Given problem
What follows is a set of entries. Give them again exactly, without the pictures.

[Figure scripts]
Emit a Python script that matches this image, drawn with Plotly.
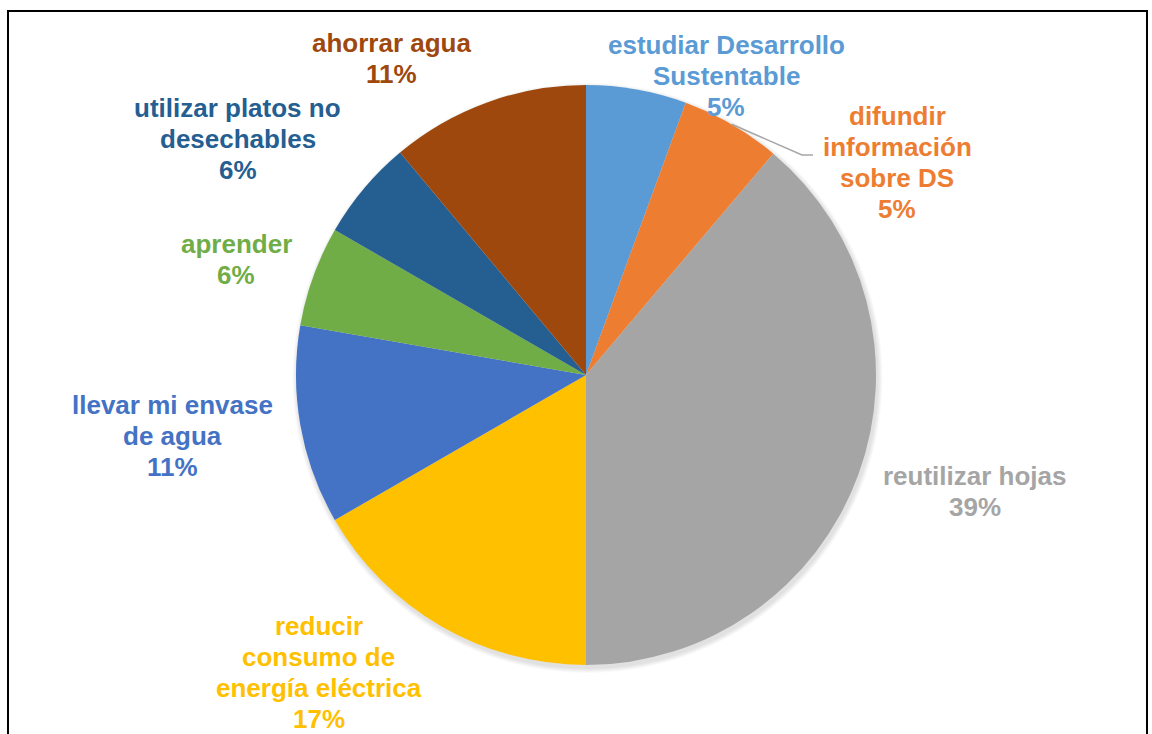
import math
import plotly.graph_objects as go

# slices clockwise from 12 o'clock
categories = [
    "estudiar Desarrollo<br>Sustentable",
    "difundir<br>información<br>sobre DS",
    "reutilizar hojas",
    "reducir<br>consumo de<br>energía eléctrica",
    "llevar mi envase<br>de agua",
    "aprender",
    "utilizar platos no<br>desechables",
    "ahorrar agua",
]
shares = [5.6, 5.6, 38.9, 16.7, 11.1, 5.6, 5.6, 11.1]
shown_pct = ["5%", "5%", "39%", "17%", "11%", "6%", "6%", "11%"]

colors = ["#5B9BD5", "#ED7D31", "#A5A5A5", "#FFC000",
          "#4472C4", "#70AD47", "#255E91", "#9E480E"]

# label placement: radius factor and angle shift from slice middle (deg)
lab_r = [1.14, 1.30, 1.40, 1.38, 1.44, 1.27, 1.45, 1.28]
lab_shift = [15, 25.5, -3.4, 11.9, 1.6, -1.7, -6, -11.6]
LINE_H = 31

W, H = 1152, 734
L, R, T, B = 296, 276, 85, 69
PW = W - L - R
PH = H - T - B


def px_to_paper(x, y):
    return (x - L) / PW, (H - B - y) / PH


fig = go.Figure(go.Pie(
    values=shares,
    labels=[c.replace("<br>", " ") for c in categories],
    marker=dict(colors=colors, line=dict(width=0)),
    sort=False,
    direction="clockwise",
    rotation=0,
    textinfo="none",
    hoverinfo="label+percent",
))

total = sum(shares)
annotations = []
cum = 0
mids = []
for i, v in enumerate(shares):
    mid = (cum + v / 2) / total * 360
    mids.append(mid)
    cum += v
    ang = math.radians(mid + lab_shift[i])
    x = 0.5 + 0.5 * lab_r[i] * math.sin(ang)
    y = 0.5 + 0.5 * lab_r[i] * math.cos(ang)
    lines = categories[i].split("<br>") + [shown_pct[i]]
    n = len(lines)
    for k, ln in enumerate(lines):
        annotations.append(dict(
            x=x, y=y, xref="paper", yref="paper",
            yshift=((n - 1) / 2 - k) * LINE_H,
            text=ln, showarrow=False, align="center",
            xanchor="center", yanchor="middle",
            font=dict(family="Liberation Sans, Arial", size=26,
                      color=colors[i], weight="bold"),
        ))

# leader line for "difundir información sobre DS"
a = math.radians(mids[1])
sx, sy = 0.5 + 0.5 * math.sin(a), 0.5 + 0.5 * math.cos(a)
ex, ey = px_to_paper(802, 155)
fx, fy = px_to_paper(813, 155)

fx0, fy0 = px_to_paper(8, 11)
fx1, fy1 = px_to_paper(1147, 800)

shapes = []
# soft shadow under the pie, slightly toward bottom-right
off = 3 / PW
for k in range(5, 0, -1):
    r = 0.5 + k / PW
    shapes.append(dict(type="circle", xref="paper", yref="paper", layer="below",
                       x0=0.5 - r + off / 2, x1=0.5 + r + off / 2,
                       y0=0.5 - r - off, y1=0.5 + r - off,
                       fillcolor="rgba(0,0,0,0.025)", line=dict(width=0)))
shapes += [
    dict(type="path", xref="paper", yref="paper",
         path=f"M {sx},{sy} L {ex},{ey} L {fx},{fy}",
         line=dict(color="#A6A6A6", width=1.5)),
    dict(type="rect", xref="paper", yref="paper",
         x0=fx0, y0=fy0, x1=fx1, y1=fy1,
         line=dict(color="black", width=2)),
]

fig.update_layout(
    width=W, height=H,
    margin=dict(l=L, r=R, t=T, b=B),
    paper_bgcolor="white",
    plot_bgcolor="white",
    showlegend=False,
    annotations=annotations,
    shapes=shapes,
)

fig.write_html("out.html", config={"displayModeBar": False},
               post_script="document.body.style.margin='0px';")
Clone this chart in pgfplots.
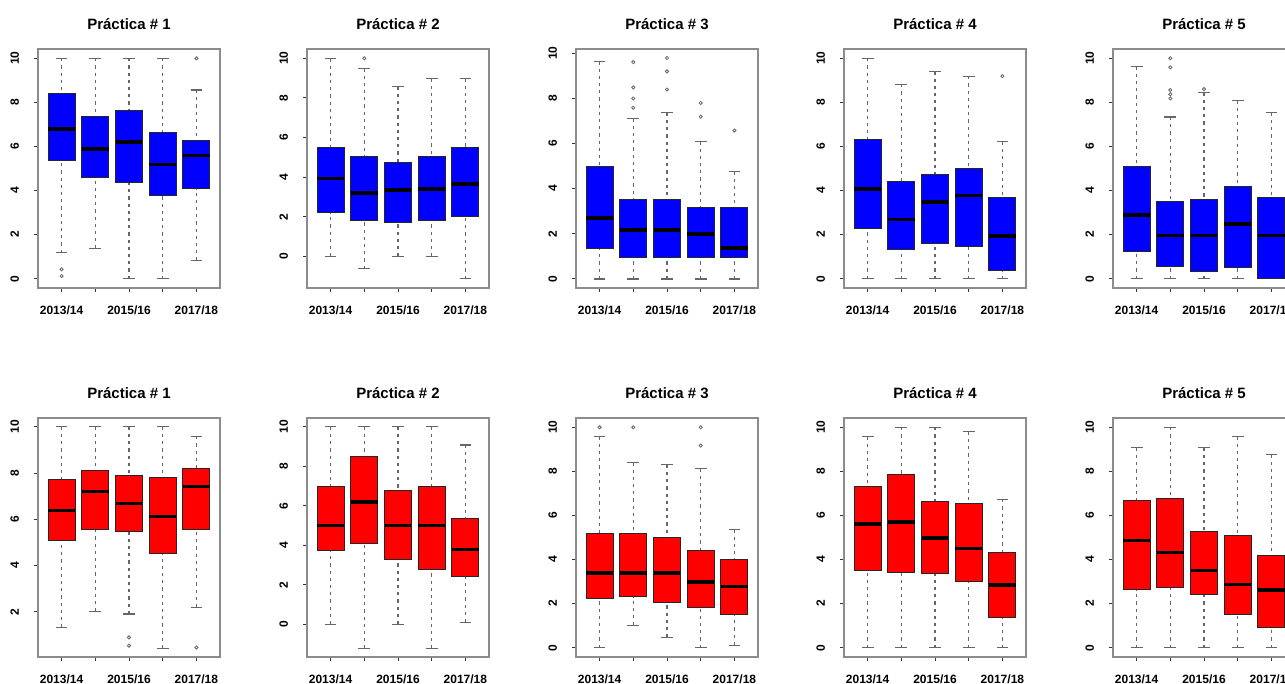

Full response
Emit a Python script that matches this image, drawn with Plotly.
import math
import plotly.graph_objects as go

# slices clockwise from 12 o'clock
categories = [
    "estudiar Desarrollo<br>Sustentable",
    "difundir<br>información<br>sobre DS",
    "reutilizar hojas",
    "reducir<br>consumo de<br>energía eléctrica",
    "llevar mi envase<br>de agua",
    "aprender",
    "utilizar platos no<br>desechables",
    "ahorrar agua",
]
shares = [5.6, 5.6, 38.9, 16.7, 11.1, 5.6, 5.6, 11.1]
shown_pct = ["5%", "5%", "39%", "17%", "11%", "6%", "6%", "11%"]

colors = ["#5B9BD5", "#ED7D31", "#A5A5A5", "#FFC000",
          "#4472C4", "#70AD47", "#255E91", "#9E480E"]

# label placement: radius factor and angle shift from slice middle (deg)
lab_r = [1.14, 1.30, 1.40, 1.38, 1.44, 1.27, 1.45, 1.28]
lab_shift = [15, 25.5, -3.4, 11.9, 1.6, -1.7, -6, -11.6]
LINE_H = 31

W, H = 1152, 734
L, R, T, B = 296, 276, 85, 69
PW = W - L - R
PH = H - T - B


def px_to_paper(x, y):
    return (x - L) / PW, (H - B - y) / PH


fig = go.Figure(go.Pie(
    values=shares,
    labels=[c.replace("<br>", " ") for c in categories],
    marker=dict(colors=colors, line=dict(width=0)),
    sort=False,
    direction="clockwise",
    rotation=0,
    textinfo="none",
    hoverinfo="label+percent",
))

total = sum(shares)
annotations = []
cum = 0
mids = []
for i, v in enumerate(shares):
    mid = (cum + v / 2) / total * 360
    mids.append(mid)
    cum += v
    ang = math.radians(mid + lab_shift[i])
    x = 0.5 + 0.5 * lab_r[i] * math.sin(ang)
    y = 0.5 + 0.5 * lab_r[i] * math.cos(ang)
    lines = categories[i].split("<br>") + [shown_pct[i]]
    n = len(lines)
    for k, ln in enumerate(lines):
        annotations.append(dict(
            x=x, y=y, xref="paper", yref="paper",
            yshift=((n - 1) / 2 - k) * LINE_H,
            text=ln, showarrow=False, align="center",
            xanchor="center", yanchor="middle",
            font=dict(family="Liberation Sans, Arial", size=26,
                      color=colors[i], weight="bold"),
        ))

# leader line for "difundir información sobre DS"
a = math.radians(mids[1])
sx, sy = 0.5 + 0.5 * math.sin(a), 0.5 + 0.5 * math.cos(a)
ex, ey = px_to_paper(802, 155)
fx, fy = px_to_paper(813, 155)

fx0, fy0 = px_to_paper(8, 11)
fx1, fy1 = px_to_paper(1147, 800)

shapes = []
# soft shadow under the pie, slightly toward bottom-right
off = 3 / PW
for k in range(5, 0, -1):
    r = 0.5 + k / PW
    shapes.append(dict(type="circle", xref="paper", yref="paper", layer="below",
                       x0=0.5 - r + off / 2, x1=0.5 + r + off / 2,
                       y0=0.5 - r - off, y1=0.5 + r - off,
                       fillcolor="rgba(0,0,0,0.025)", line=dict(width=0)))
shapes += [
    dict(type="path", xref="paper", yref="paper",
         path=f"M {sx},{sy} L {ex},{ey} L {fx},{fy}",
         line=dict(color="#A6A6A6", width=1.5)),
    dict(type="rect", xref="paper", yref="paper",
         x0=fx0, y0=fy0, x1=fx1, y1=fy1,
         line=dict(color="black", width=2)),
]

fig.update_layout(
    width=W, height=H,
    margin=dict(l=L, r=R, t=T, b=B),
    paper_bgcolor="white",
    plot_bgcolor="white",
    showlegend=False,
    annotations=annotations,
    shapes=shapes,
)

fig.write_html("out.html", config={"displayModeBar": False},
               post_script="document.body.style.margin='0px';")
Clone this chart in pgfplots.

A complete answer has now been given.